Now Bowers and others trying to revive this place are finding their first challenge is to explain where it is. “I try to make it 50 words or less,” said Capt. Dennis Cremins of LAPD’s Newton station.

“Namelessness matters,” said Josh Sides, professor of California history at Cal State Northridge. “A nameless place doesn’t exist… Speculators, developers, want to invest in a place that exists.”

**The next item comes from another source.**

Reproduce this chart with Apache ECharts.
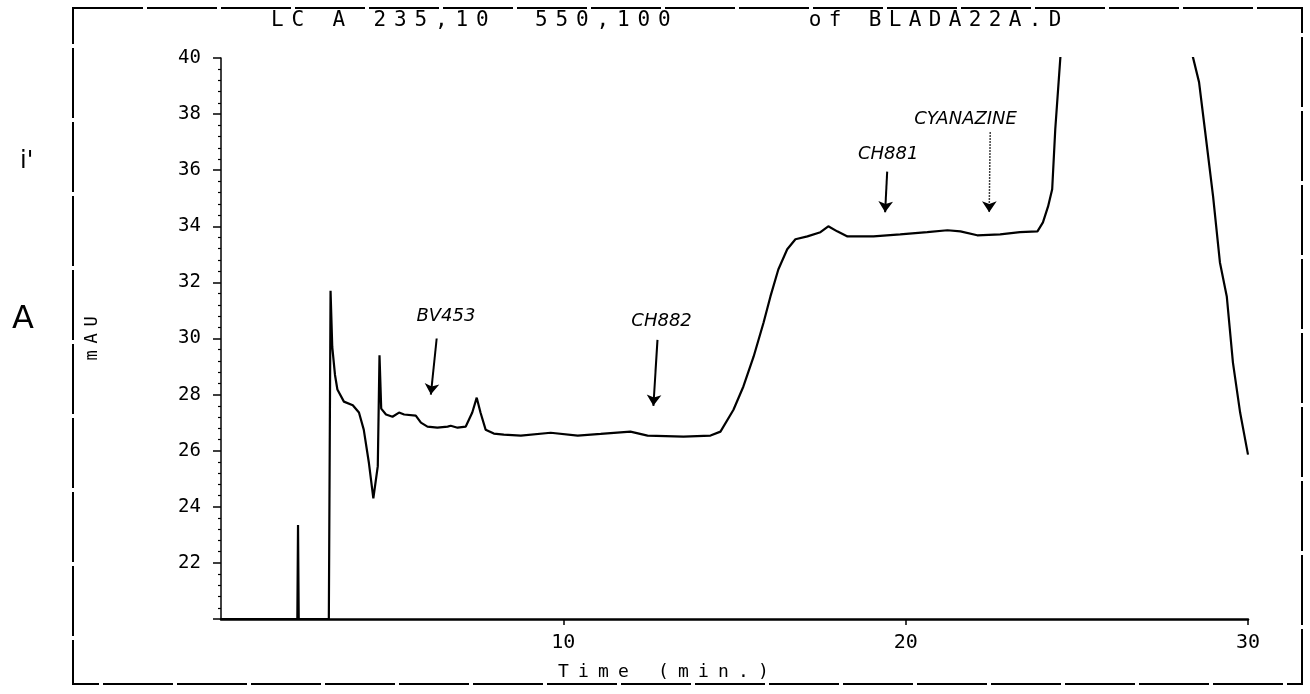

It could be that LA gave up on “South Central” too quickly. The negative associations that the name acquired over the past thirty years didn’t have to become permanent. Indeed, given the rich historical tradition of the area from the first half of the 20th Century, a rehabilitation wouldn’t be out of the question. Inspiration can be found in a familiar spot across the country:

The fate of nameless Newton contrasts sharply with that of another famous seat of black urban culture — Harlem in New York City. Through more than 300 years of shifting fortunes, Harlem has kept its identity intact. Harlem “has brand equity that is recognized worldwide,” said Leon Wynter, spokesman for the Harlem Community Development Corp. Harlem’s name also has carried “negative associations” over the years, Wynter said. But it still gives the area “a central and cohesive identity.”

But I guess finding a “central and cohesive identity” is a challenge anywhere in LA, given how spread-out and disconnected the city is by nature. It’ll take more than a label to unify patches of this urban terrain.